После своего купания в Темзе Мэри пролежала в лихорадке две недели. Она металась в жару, дрожала в ознобе, то и дело просила пить или открыть окна, ей хотелось глотнуть прохладного воздуха. Она исходила потом, и Тиззи, глядя на нее, восклицала (к большому неудовольствию миссис Лэм): она-де и не представляла, что в человеке может скопиться столько сала. Во сне Мэри бормотала какие-то странные слова и фразы. В конце концов она все же поправилась.
Во время ее болезни Уильям Айрленд заходил к Лэмам, но ему сказали, что тревожить мисс Лэм нельзя; доктор прописал ей сон и полный покой. Однако в конце второй недели Уильяму разрешили поговорить с Мэри. Закутанная в шаль, она сидела в гостиной у окна.
— Надеюсь, вам уже лучше? — спросил он.
— Это была сущая ерунда. Самая обычная простуда. Впрочем, согласитесь, я вряд ли могла ее избежать.
— Я вам кое-что принес.
— Пьесу? — Он кивнул. — А я уже почти решила, что все это мне приснилось. Правда же, Уильям, то был очень странный, необычный день. Сейчас он кажется далеким, нереальным…

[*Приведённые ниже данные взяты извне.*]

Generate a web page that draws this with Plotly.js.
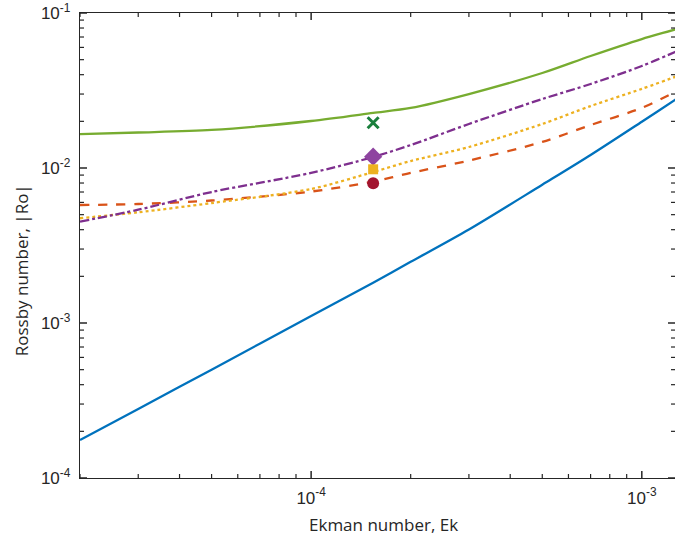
<!DOCTYPE html>
<html><head><meta charset="utf-8">
<script src="https://cdn.plot.ly/plotly-3.0.1.min.js"></script>
<style>html,body{margin:0;padding:0;background:#fff;overflow:hidden}#chart{width:675px;height:537px}</style>
</head><body><div id="chart"></div>
<script>
const ek = [2e-5, 3e-5, 5e-5, 1e-4, 1.54e-4, 2e-4, 3e-4, 5e-4, 7e-4, 1e-3, 1.26e-3, 1.29e-3];
const roBlue   = [1.76e-4, 2.79e-4, 5.0e-4, 1.11e-3, 1.82e-3, 2.48e-3, 4.01e-3, 7.8e-3, 0.01214, 0.0199, 0.0275, 0.0285];
const roOrange = [0.00577, 0.00586, 0.00617, 0.00705, 0.00817, 0.0093, 0.01117, 0.01472, 0.01893, 0.0244, 0.0309, 0.0316];
const roYellow = [0.00474, 0.00518, 0.00594, 0.00732, 0.00942, 0.01109, 0.01366, 0.01923, 0.0251, 0.0324, 0.0387, 0.0395];
const roPurple = [0.00451, 0.00538, 0.0070, 0.0093, 0.01178, 0.01406, 0.01923, 0.02786, 0.03483, 0.0455, 0.0560, 0.0572];
const roGreen  = [0.01655, 0.01695, 0.0176, 0.0201, 0.02265, 0.0244, 0.0300, 0.0410, 0.0528, 0.0679, 0.0783, 0.0797];
const ptEk = [1.54e-4];
const ptX = [0.0196], ptDiamond = [0.01183], ptSquare = [0.00981], ptCircle = [0.00797];
const yTickVals = [1e-4, 1e-3, 1e-2, 1e-1];
const yTickText = ['10<sup>-4</sup>', '10<sup>-3</sup>', '10<sup>-2</sup>', '10<sup>-1</sup>'];
const xTickVals = [1e-4, 1e-3];
const xTickText = ['10<sup>-4</sup>', '10<sup>-3</sup>'];
const xMinorVals = [2e-5, 3e-5, 4e-5, 5e-5, 6e-5, 7e-5, 8e-5, 9e-5, 2e-4, 3e-4, 4e-4, 5e-4, 6e-4, 7e-4, 8e-4, 9e-4];
const yMinorVals = [2e-4, 3e-4, 4e-4, 5e-4, 6e-4, 7e-4, 8e-4, 9e-4, 2e-3, 3e-3, 4e-3, 5e-3, 6e-3, 7e-3, 8e-3, 9e-3, 2e-2, 3e-2, 4e-2, 5e-2, 6e-2, 7e-2, 8e-2, 9e-2];
const xTitle = 'Ekman number, Ek';
const yTitle = 'Rossby number, |Ro|';

const FONT = 'Liberation Sans, Arial, sans-serif';
const TFONT = 'Open Sans, sans-serif';
const AX = '#262626';
const XR = [Math.log10(2e-5), Math.log10(1.26e-3)];
const YR = [-4, -1];
const line = (y, color, dash) => ({x: ek, y: y, mode: 'lines', line: {color: color, width: 2.3, dash: dash, shape: 'spline', smoothing: 0.8}, hoverinfo: 'skip'});
const mk = (y, color, symbol, size) => ({x: ptEk, y: y, mode: 'markers', marker: {color: color, symbol: symbol, size: size, line: {width: 0}}});
const data = [
  line(roBlue, '#0072BD', 'solid'),
  line(roOrange, '#D95319', 'dash'),
  line(roYellow, '#EDB120', 'dot'),
  line(roPurple, '#7E2F8E', 'dashdot'),
  line(roGreen, '#77AC30', 'solid'),
  {x: ptEk, y: ptX, mode: 'markers', marker: {color: '#1A7F3C', symbol: 'x-thin', size: 11, line: {width: 3, color: '#1A7F3C'}}},
  mk(ptDiamond, '#8E44A0', 'diamond', 14),
  mk(ptSquare, '#EDB120', 'square', 10),
  mk(ptCircle, '#A2142F', 'circle', 12)
];

// tick marks drawn as pixel-sized shapes on all four sides
const shapes = [];
function tick(w) { return {type: 'line', layer: 'above', line: {color: AX, width: w}}; }
function xTicks(vals, len, w) {
  vals.forEach(v => {
    shapes.push(Object.assign(tick(w), {xref: 'x', yref: 'paper', x0: v, x1: v, ysizemode: 'pixel', yanchor: 0, y0: 0, y1: len}));
    shapes.push(Object.assign(tick(w), {xref: 'x', yref: 'paper', x0: v, x1: v, ysizemode: 'pixel', yanchor: 1, y0: 0, y1: -len}));
  });
}
function yTicks(vals, len, w) {
  vals.forEach(v => {
    shapes.push(Object.assign(tick(w), {yref: 'y', xref: 'paper', y0: v, y1: v, xsizemode: 'pixel', xanchor: 0, x0: 0, x1: len}));
    shapes.push(Object.assign(tick(w), {yref: 'y', xref: 'paper', y0: v, y1: v, xsizemode: 'pixel', xanchor: 1, x0: 0, x1: -len}));
  });
}
xTicks(xTickVals, 7, 1.5); xTicks(xMinorVals, 4, 1.2);
yTicks(yTickVals, 7, 1.5); yTicks(yMinorVals, 4, 1.2);

const axisCommon = {
  type: 'log', showgrid: false, zeroline: false, showline: true, linecolor: AX, linewidth: 1.2,
  ticks: '', tickfont: {family: FONT, size: 17, color: AX}
};
const layout = {
  width: 675, height: 537, showlegend: false,
  margin: {l: 80, r: 0, t: 13, b: 59},
  paper_bgcolor: '#fff', plot_bgcolor: '#fff',
  xaxis: Object.assign({}, axisCommon, {mirror: true, range: XR, tickmode: 'array', tickvals: xTickVals, ticktext: xTickText, ticklabelstandoff: 4}),
  yaxis: Object.assign({}, axisCommon, {mirror: false, range: YR, tickmode: 'array', tickvals: yTickVals, ticktext: yTickText, ticklabelstandoff: 5}),
  shapes: shapes,
  annotations: [
    {text: xTitle, xref: 'paper', yref: 'paper', x: 0.51, y: -0.101, xanchor: 'center', yanchor: 'middle', showarrow: false,
     font: {family: TFONT, size: 17, color: AX}},
    {text: yTitle, xref: 'paper', yref: 'paper', x: -0.099, y: 0.447, xanchor: 'center', yanchor: 'middle', textangle: -90, showarrow: false,
     font: {family: TFONT, size: 17, color: AX}}
  ]
};
Plotly.newPlot('chart', data, layout, {displayModeBar: false, staticPlot: true});
</script></body></html>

— Однако вот она, пьеса. — Он протянул ей пачку листов в темно-бордовом переплете. — Вполне реальная.
Мэри опустила пьесу на колени и отвела глаза.
— Я боюсь до нее дотрагиваться. Это же нечто святое… — Уильям улыбнулся и промолчал. — Она поможет мне вернуться к жизни.
— Мистер Малоун подтвердил ее подлинность. А мой отец уже начал переговоры с театром «Друри-Лейн».
— Так ее поставят?
— Лелею надежду.
— Знаете, Уильям, почему-то я предпочла бы, чтобы она осталась тайной для всех.
— Нашей тайной? О нет. Это не могло бы…
В гостиную вошла миссис Лэм.
— Ты должна отдыхать, Мэри. Тебе нельзя волноваться.
— Я не волнуюсь, мама. — Мэри перевела глаза на Уильяма. — Я просто в восторге.
— Как бы то ни было, на сегодня довольно. Всего наилучшего, мистер Айрленд.
* * *
Мэри полдня читала пьесу, полную высоких слов и благородных чувств. Волшебная ритмика стиха, в котором удивительным образом сливались воедино звук и смысл, действовала завораживающе. Это была пьеса о зависти и о бешеной, исступленной жестокости, взывавшей к древнему британскому богу мщения, тому, что «обгоняет ветер в поле ржи!», тому, «в чьей власти сделать алой синь морей». Мэри решила, что это одна из ранних пьес Шекспира. Она нашла в ней сходство с «Титом Андроником» и первой частью «Генриха Шестого». Перечитав драгоценную находку, она подивилась изобретательности молодого Шекспира. Кому еще пришло бы на ум создать образ ласточки, которая взмывает над полем брани, спасаясь от «бушевавшей в хлебных нивах сечи»? Ее переполняла благодарность судьбе за то, что она получила возможность все это прочитать. Отдельные несовершенства стиля или неясные выражения она с готовностью оставляла без внимания. Ведь она была одной из очень немногих, кому за прошедшие двести лет выпало счастье прочесть эту драму.